Legal observer Judah Ariel, protesters Milo Gonzalez and Elizabeth Legesse and photojournalist Shay Horse say that DC’s Metropolitan Police rounded them up with more than 200 other reporters and demonstrators and violated their civil rights.
According to the lawsuit, filed by the American Civil Liberties Union of DC, an MPD officer directed five of the detainees to remove their clothing and proceeded to grab their testicles and insert his finger into their anuses, much to the amusement of other officers who laughed at the invasive search.

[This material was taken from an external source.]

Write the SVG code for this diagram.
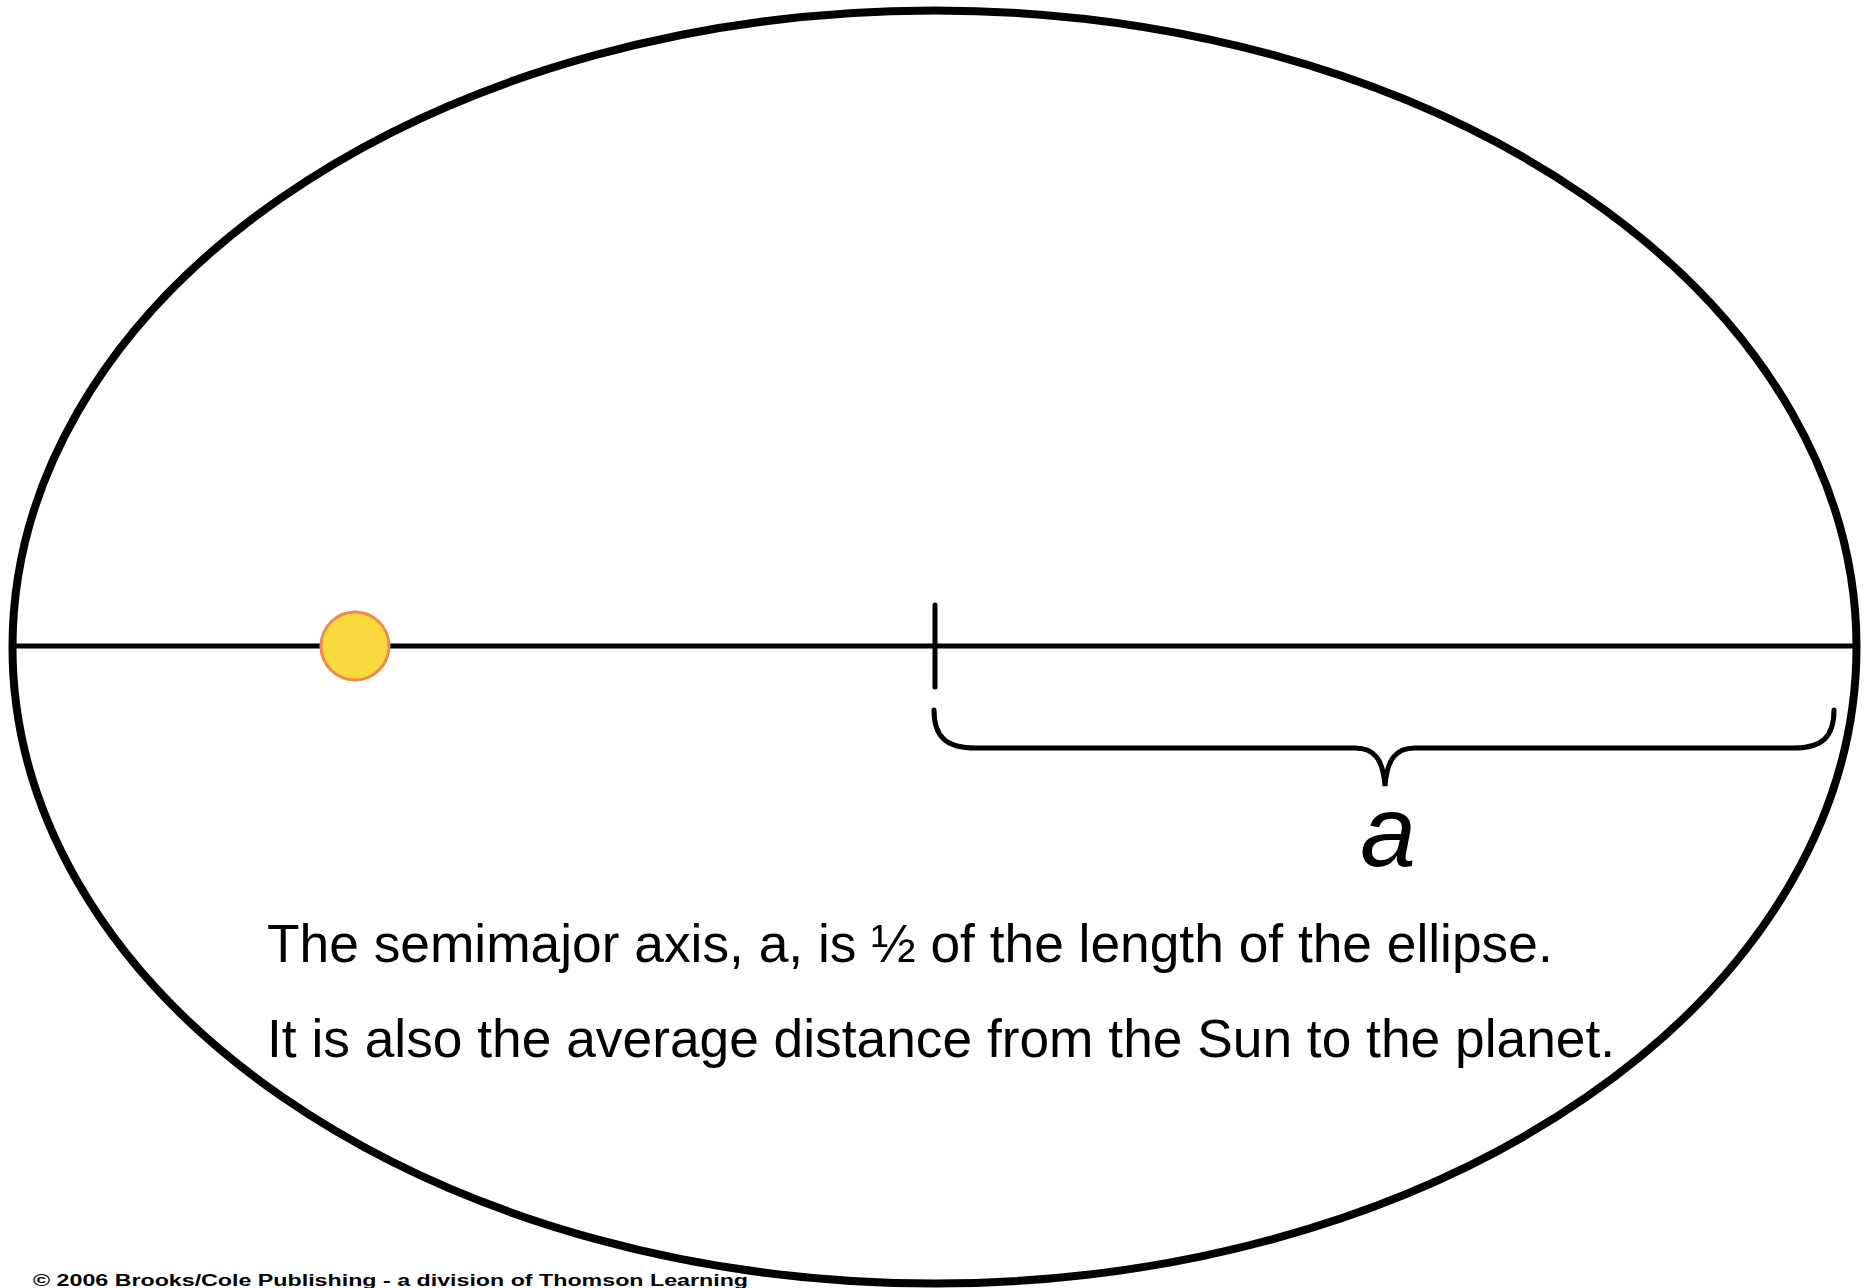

"I felt like they were using molestation and rape as punishment," Horse said. "They used those tactics to inflict pain and misery on people who are supposed to be innocent until proven guilty. It felt like they were trying to break me and the others — break us so that even if the charges didn’t stick, that night would be our punishment," according to ThinkProgress.
The Metropolitan Police defended the arrests as lawful, but said there would be an investigation into the officer’s behaviour.
DC ACLU lawyer Scott Michelman, the filing attorney for the suit, told Radio Sputnik’s By Any Means Necessary that laws were broken during the Inauguration Day protests, with small groups of people knocking over trash cans and breaking windows, but that the plaintiffs and hundreds of others were arrested for being near the vandalism, rather than actually taking part in it.
Michelman said police used an array of weapons against people at the demonstrations, including concussion grenades, flash bang grenades, pepper spray and even a Long Range Acoustic Device or "LRAD," a sonic weapon often deployed by police as a means of crowd control.
Law enforcement "Moved with excessive and aggressive force to confront not only people who were breaking laws but anyone who was anywhere near that activity at that time," he said.
Michelman added that although Washington has had issues in the past with police abusing protesters, these arrests might have been intended as a warning from new DC Police Chief Peter Newsham that mass protests are not welcome in the nation's capital.
"With DC being the center of the nation’s government, this is where people should be freest to express their beliefs, their opposition, their dissent, their concerns. And the MPD’s reaction on January 20 sends the message, 'We’re not going to tolerate that here,'" Michelman said.
The complaint seeks punitive and compensatory damages against Newsham and two other unnamed police officers.